6 Comments
Aug 13, 2020Liked by Connor Wroe Southard

I feel like you already had ideas about the virtue of media that does not needlessly engage in politics, and you just applied them to Pacific Rim because its politics or moments of political relevance are not obvious or important to you.

This is, as you've mentioned, a film where the day is saved by heroic soldiers and military commanders disobeying direct orders from their governments. The impotence of bureaucrats and the strength of soldiers, as depicted, is a political statement, even if the film doesn't dwell on it. Not only do you choose to dismiss it as you applaud Pacific Rim as a politics-free cultural space, but you choose to justify it as Stacker just wanting to 'stop the bad guys' and 'cancel the apocalypse'. I have seen so many police chiefs and commissioners in the past few months claim similarly in the wake of the BLM protests, portraying themselves as the thin blue line against the apocalypse and justifying any violence they deal out on protesters as what is necessary to stop the bad guys. Apolitically, of course.

It's a specific choice. The Jaeger program didn't *have* to be a rogue operation. The politicians didn't have to pursue a plan that the audience knew would never work. There are dozens of other ways they could have framed the Jaegers as cultural/political underdogs if need be. And, rather than hold Pacific Rim to the choice it made, or question why del Toro made such a choice given the strong anti-fascist thread that runs through most of his work, you dismiss it as a 'whiff'.

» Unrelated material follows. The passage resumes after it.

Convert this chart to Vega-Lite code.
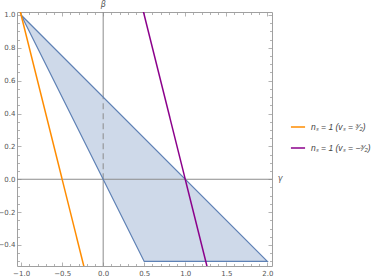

If you want to treat Pacific Rim as just robots fighting kaiju, then all power to you. It's not a super deep movie and enjoying it purely on an aesthetic sense is perhaps the right way to go about it. But claiming that it has nothing to say about politics because it's a 'save the world' movie is, at best, cowardice and, at worst, ignorant.

Expand full comment
Jul 30, 2020Liked by Connor Wroe Southard

I definitely grew up in a suburban anywhere/nowhere and romanticised the notion of striking out into the world, and "all the great things that might happen and how easy they might be" definitely describes my line of thinking before I went travelling across Asia aged 21 and had a rude awakening about poverty, pollution, ennui that follows you even if you're in another country and (most of all) the fact that you are not the main character in the story of the world and the world is not particularly concerned about your romanticised notions of adventure.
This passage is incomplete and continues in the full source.